Anne Aichele, Director of Student Leadership Marymount University
March 6, 2019
In my role as the Student Government Association advisor at my institution, I often speak with the members of this organization about their frustrations with what they perceive as apathy from their peers on campus. Disinterest in running for and holding elected positions, poor voter turnout for campus-wide elections, and a lack of participation in open community meetings has left many of them wondering – why are students not interested in speaking their minds and contributing to change on campus? Is this just an issue on our campus, or is this perceived apathy just the new norm?
I also share this frustration and ask these questions when speaking with colleagues and peers, both on my campus and more broadly in the field. From my limited perspective, the answers are diverse and, at times, contradictory. In speaking with a colleague on my campus, their perspective is that students are not apathetic, they just choose to engage democratically in other venues and focus on challenges more in line with their own values. In popular culture and in media outlets nationwide, reports of high school and college students engaged in activism and advocacy are prevalent, suggesting that apathy is not a nationwide campus phenomenon. And yet, professionals in the field still focus on methods to increase civic and democratic learning and engagement.
The 2012 report, A Crucible Moment, highlights that although students are flocking to community service opportunities both prior to and during college, community service is not the same as democratic engagement. The same report suggests that “the longer a student’s stay in college, the wider the gap becomes between their endorsement of social responsibility as a goal of the college and their assessment of whether the institution provides the opportunities for growth in this area” (p. 5). According to Hoffman, Domegal-Goldman, King, and Robinson (2018), it is too common in for people in the United States, including students, to behave as observers to the democratic process, only engaging minimally in the process, instead of seeing themselves as active contributors and change agents.
A Crucible Moment, highlights both civic learning and democratic engagement as “an undisputed educational priority for all of higher education” (p. 2). Higher educational institutions have the unique opportunity to bring together individuals from diverse backgrounds and experiences, as well as provide an environment of both theoretical consideration and practical application. The report emphasizes the need for “civic learning that includes knowledge, skills, values, and the capacity to work with others on civic and societal changes” (p. 6). As educators, we are uniquely situated to respond to this charge and are wholly responsible for contributing to environments where this vision is enacted and embraced.
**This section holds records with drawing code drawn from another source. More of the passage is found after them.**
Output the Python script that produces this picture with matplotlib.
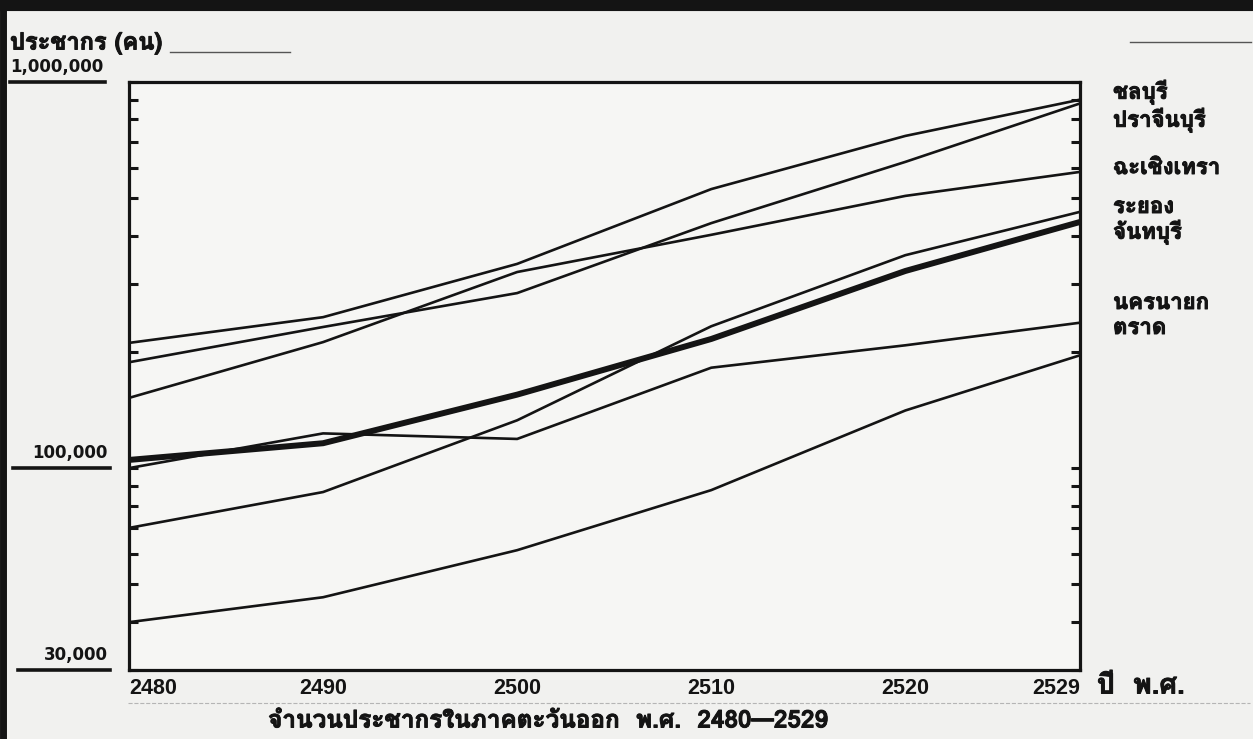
import matplotlib
matplotlib.use("Agg")
import matplotlib.pyplot as plt
from matplotlib import font_manager, transforms, patheffects
from matplotlib.ft2font import FT2Font
from matplotlib.lines import Line2D
from matplotlib.ticker import LogLocator, NullFormatter

# data (population in persons)
years = [2480, 2490, 2500, 2510, 2520, 2529]
chonburi = [211000, 246000, 338000, 528000, 725000, 900000]
prachinburi = [188000, 232000, 284000, 431000, 621000, 880000]
chachoengsao = [152000, 212000, 322000, 402000, 507000, 585000]
rayong = [70000, 86700, 133000, 233000, 356000, 461000]
chanthaburi = [105000, 116000, 155000, 216000, 324000, 434000]
nakhonnayok = [100000, 123000, 119000, 182000, 208000, 238000]
trat = [39900, 46300, 61300, 87700, 141000, 196000]

province_names = ["ชลบุรี", "ปราจีนบุรี", "ฉะเชิงเทรา", "ระยอง", "จันทบุรี", "นครนายก", "ตราด"]
y_label_values = [1000000, 100000, 30000]
y_label_texts = ["1,000,000", "100,000", "30,000"]
year_labels = [str(y) for y in years]


def find_thai_font():
    # first installed family that has Thai glyphs (Loma, Garuda, ...)
    for f in font_manager.fontManager.ttflist:
        try:
            if 0x0E0A in FT2Font(f.fname).get_charmap() and f.name != "Unifont":
                return f.name
        except Exception:
            continue
    return "DejaVu Sans"


thai_family = find_thai_font()
plt.rcParams["font.family"] = [thai_family, "DejaVu Sans"]

W, H = 1253, 739
ink = "#141414"
paper = "#f1f1ef"
heavy = [patheffects.withStroke(linewidth=0.7, foreground=ink)]

fig = plt.figure(figsize=(W / 100, H / 100), dpi=100, facecolor=paper)
ax = fig.add_axes([129 / W, 1 - 670 / H, (1080 - 129) / W, (670 - 82) / H])
ax.set_facecolor("#f6f6f4")

series = [chonburi, prachinburi, chachoengsao, rayong, chanthaburi, nakhonnayok, trat]
for name, vals in zip(province_names, series):
    lw = 4.3 if name == "จันทบุรี" else 1.9
    ax.plot(years, vals, color=ink, lw=lw, solid_capstyle="butt", solid_joinstyle="round")

ax.set_yscale("log")
ax.set_ylim(30000, 1000000)
ax.set_xlim(2480, 2529)
for s in ax.spines.values():
    s.set_linewidth(2.3)
    s.set_color(ink)

ax.yaxis.set_major_locator(LogLocator(base=10, subs=(1.0,)))
ax.yaxis.set_minor_locator(LogLocator(base=10, subs=(2, 3, 4, 5, 6, 7, 8, 9)))
ax.yaxis.set_major_formatter(NullFormatter())
ax.yaxis.set_minor_formatter(NullFormatter())
ax.tick_params(axis="y", which="both", direction="in", left=True, right=True,
               length=6.5, width=2.2, color=ink)

ax.set_xticks(years)
ax.set_xticklabels(year_labels, fontfamily="Liberation Sans", fontweight="bold", fontsize=15.5)
ax.tick_params(axis="x", length=0, pad=6, colors=ink)
labels = ax.get_xticklabels()
labels[0].set_ha("left")
labels[-1].set_ha("right")

# y value labels outside the axes, with underline
trans = transforms.blended_transform_factory(fig.transFigure, ax.transData)
label_x = [(10, 105, 103), (13, 110, 108), (18, 110, 108)]
for val, txt, (x0, x1, xr) in zip(y_label_values, y_label_texts, label_x):
    fig.add_artist(Line2D([x0 / W, x1 / W], [val, val], transform=trans, lw=2.6, color=ink))
    t = transforms.offset_copy(trans, fig=fig, x=0, y=6, units="dots")
    fig.text(xr / W, val, txt, transform=t, ha="right", va="bottom",
             fontfamily="DejaVu Sans", fontweight="bold", fontsize=12, color=ink)

# province names on the right
name_y = [92, 120, 168, 207, 232, 303, 328]
for name, yp in zip(province_names, name_y):
    fig.text(1113 / W, 1 - yp / H, name, ha="left", va="center",
             fontsize=16, fontweight="bold", color=ink, path_effects=heavy)

fig.text(10 / W, 1 - 43 / H, "ประชากร (คน)", ha="left", va="center",
         fontsize=17, fontweight="bold", color=ink, path_effects=heavy)
fig.text(1097 / W, 1 - 686 / H, "ปี  พ.ศ.", ha="left", va="center",
         fontsize=20, fontweight="bold", color=ink, path_effects=heavy)
fig.text(548 / W, 1 - 721 / H, "จำนวนประชากรในภาคตะวันออก  พ.ศ.  2480—2529", ha="center",
         va="center", fontsize=17.5, fontweight="bold", color=ink, path_effects=heavy)

# page frame and faint scan lines
fig.add_artist(Line2D([0, 1], [1 - 5 / H, 1 - 5 / H], lw=8, color=ink))
fig.add_artist(Line2D([3 / W, 3 / W], [0, 1], lw=5, color=ink))
fig.add_artist(Line2D([170 / W, 290 / W], [1 - 52 / H] * 2, lw=1.0, color="#555555"))
fig.add_artist(Line2D([1130 / W, 1 - 2 / W], [1 - 42 / H] * 2, lw=1.0, color="#555555"))
fig.add_artist(Line2D([128 / W, 1250 / W], [1 - 703 / H] * 2, lw=0.8, color="#b5b5b5", ls="--"))

fig.savefig("out.png", dpi=100, facecolor=paper)
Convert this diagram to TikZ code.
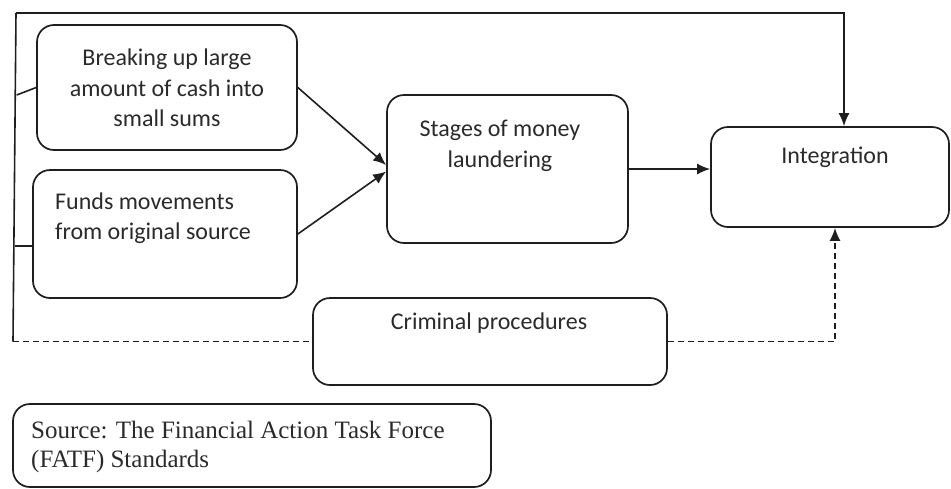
\documentclass[tikz,border=0pt]{standalone}
\usepackage{fontspec}
\setmainfont{Carlito}
\newfontfamily\srcfont{Liberation Serif}
\usetikzlibrary{arrows.meta}
\definecolor{ink}{HTML}{1E1E1E}
\definecolor{txt}{HTML}{2A2A2A}
\begin{document}
\begin{tikzpicture}[x=1pt,y=-1pt,
  box/.style={draw=ink, line width=1.7pt, rounded corners=17pt, inner sep=0pt},
  lbl/.style={text=txt, font=\fontsize{24}{30.5}\selectfont, inner sep=0pt},
  conn/.style={draw=ink, line width=1.6pt},
  tip/.style={-{Latex[length=13pt,width=11pt]}},
  arr/.style={conn, tip},
  dashconn/.style={conn, line width=1.7pt, dash pattern=on 6pt off 4pt}
]
\useasboundingbox (0,0) rectangle (951,488);
% boxes
\node[box, minimum width=260pt, minimum height=125pt] (b1) at (167,87.5) {};
\node[lbl, align=center] (t1) at (167,88) {Breaking up large\\amount of cash into\\small sums};
\node[box, minimum width=264pt, minimum height=128pt] (b2) at (165,234) {};
\node[lbl, align=left, anchor=west] (t2) at (55,218) {Funds movements\\from original source};
\node[box, minimum width=241pt, minimum height=148pt] (b3) at (507.5,169) {};
\node[lbl, align=center] (t3) at (500,146) {Stages of money\\laundering};
\node[box, minimum width=238pt, minimum height=100pt] (b4) at (830,177) {};
\node[lbl] (t4) at (835,157) {Integration};
\node[box, minimum width=354pt, minimum height=87pt] (b5) at (490,341.5) {};
\node[lbl] (t5) at (489,323) {Criminal procedures};
\node[box, minimum width=478pt, minimum height=83pt] (b6) at (252,445.5) {};
\node[lbl, font=\srcfont\fontsize{25}{29}\selectfont, align=left, anchor=west] (t6) at (31,447) {Source: The Financial Action Task Force\\(FATF) Standards};
% coordinates
\coordinate (tl) at (16,13);
\coordinate (bl) at (13,341.5);
\coordinate (j1) at (16.7,95);
\coordinate (j2) at (14.5,246);
\coordinate (tr) at (844,13);
\coordinate (dr) at (835,341.5);
% connectors
\draw[conn] (tl) -- (bl);
\draw[conn] (j1) -- (b1.west);
\draw[conn] (j2) -- (j2 -| b2.west);
\draw[arr] (b1.east) -- ([yshift=4pt]b3.west);
\draw[arr] (b2.east) -- ([yshift=-2.5pt]b3.west);
\draw[arr] (b3.east) -- (b3.east -| b4.west);
\draw[arr] (tl) -- (tr) -- (tr |- b4.north);
\draw[dashconn] (bl) -- (b5.west);
\draw[dashconn, tip] (b5.east) -- (dr) -- (dr |- b4.south);
\end{tikzpicture}
\end{document}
Hoffman et al. (2018) emphasize the following as values that are essential to establishing an interdependent, effective democratic society: dignity, humanity, decency, honesty, curiosity, imagination, wisdom, courage, community, participation, stewardship, resourcefulness, and hope.
In reflecting on my own experience working with the Student Government Association, I am reminded of an interaction between this body and a non-affiliated student in attendance at a recent meeting. The visiting student commented that the SGA could do more to promote their meetings to assure that students felt included and heard within the on-campus democratic process. One of the SGA members responded, accurately, that the meetings were marketed across campus using a number of methods, including social media and email, and that students should not expect personal invitations to attend. As the advisor to the group, I did not interrupt, but it did give me pause- what is the responsibility of the Student Government when it comes to convincing students to participate in the process? What obligation do they have in persuading other students to participate as active members of the campus community? Where does their duty end and individual commitment to democratic engagement begin? What is our role as higher educators to help define that line, and support students to making those connections?
According to Hoffman et al. (2018), the challenge is “to strike an appropriate balance: neither waiting passively and wishfully for students to make the imaginative leaps that lead to spontaneous learning, nor so enclosing and dominating their experience that they internalize unintended lessons about their own powerlessness and isolation” (p. 13). The authors encourage educators to consider the following things when reflecting on whether our current practices are creating intentional spaces for student civic learning and development:
Shared responsibility and control
Building collective capacities
Choosing empowering language
Providing support for learning from everyday interactions
Transcending categories and boundaries
I understand that it is important that while I examine my own application of the actions suggested by Hoffman et al. (2018), I also equip my students with the knowledge and space to also examine their own behaviors and practices within this framework. It is only through this understanding that I can collaborate and build partnerships with my students that will empower them to challenge and support each other as active citizens on campus and in their greater communities.
Hoffman, D., Domagal-Goldman, J., King, S., & Robinson, V. (2018). Higher education’s role in enacting a thriving democracy: Civic learning and democratic theory of change. Washington, DC: NASPA.
The National Task Force on Civic Learning and Democratic Engagement. (2012). A crucible moment: College learning and democracy’s future. Washington, DC: Association of American Colleges and Universities.